Masada is one of the most visited places in Israel. It tells a story of perseverance, power, faith, surrender and ambition. It’s a place where many physical and spiritual battles were fought.
Masada sits atop a mountain with steep sides and a flat top,
overlooking the deserts on the west side and the Dead Sea on the east side.
King Herod built Masada in 30 BCE.
Jewish zealots seized control in 68 after the revolt against Rome had begun.
When the Holy Temple was destroyed in 70 AD,
the population significantly increased as Jews fled exile and persecution
in Jerusalem and sought refuge in Masada.
In 73, 960 Jewish zealots living at the top of Masada
committed suicide so they wouldn’t fall into the hands of the Romans.
Their tale is a story of courage, heroism and martyrdom.
The Romans came to conquer the city only to find that all of the Jews had been victims to this mass tragedy.
In some written evidence, it sounds as though the Jews did this because
they believed death was preferable to the life of enslavement and
prostitution that they knew lay before them.
Of all the people who lived on Masada, only two women and five
children survived the suicides and the Roman invasion.
They later told their story to Flavius Josephus, a famous historian.
His telling is the only written account of their story.
They are never mentioned in the Talmud or any other rabbinic writings.
One rumor about the suicides said that because suicide was forbidden in Jewish law,
the men killed their families, and then drew lots to see who would kill each other.
That way, only one person was left to commit suicide.
The site is well-preserved and has been reconstructed over the years to pay homage to the site and its inhabitants.
Masada features King Herod’s northern palace, which sits atop three rock terraces and looks over a gorge.
Nearby visitors can find a Roman-style bathhouse with a mosaic floor and walls covered in murals.
The murals that decorate the walls of the buildings in there were restored by Italian experts,
who were tasked with making sure the murals would be well-preserved for years to come.
Masada is the most complete, and largest, remaining Roman siege camp.
The story of the place history –
combined with the view of the archeological remains,
creates a special and unique atmosphere for the site while preserving its history.
In 2000, the readers of “Traveler Magazine” rated Masada the best tourist site of its type in the entire world.
In 2001, the site was officially declared a World Heritage Site by the people at UNESCO.

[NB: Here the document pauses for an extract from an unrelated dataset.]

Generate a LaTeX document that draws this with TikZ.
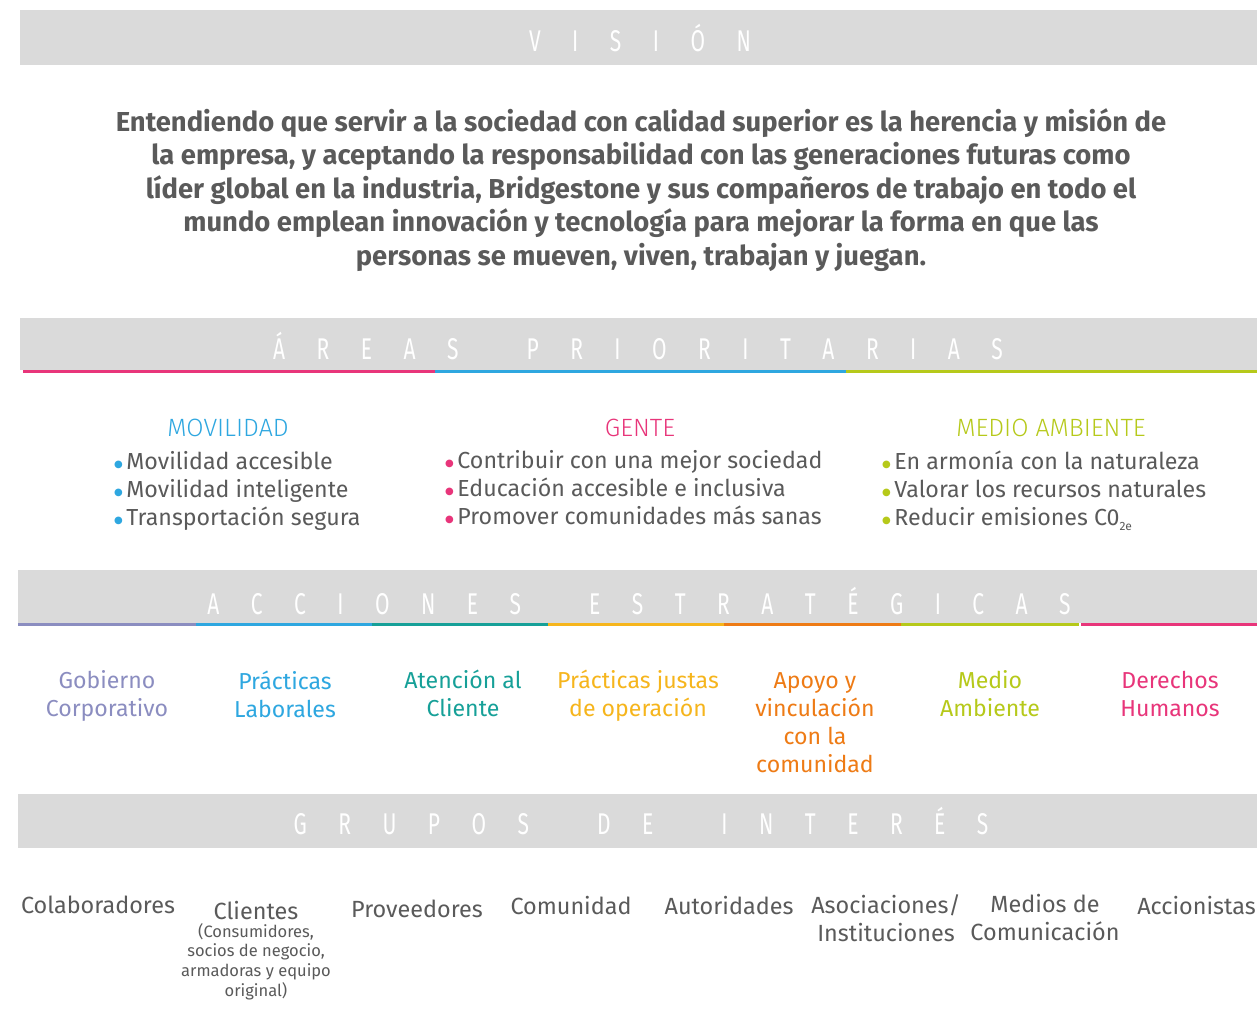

Great view of the Dead Sea. It’s been invested with a semi-religious significance because of the people of Israel’s suicides acted as a symbol of resistance.
Visitors can reach it through a steep climb up a winding path or by way of a cable car that takes guests from the tourist center to the top of Masada.
In the tourist center, visitors can find a movie about the history, a scaled model of the site, and an exhibit of findings.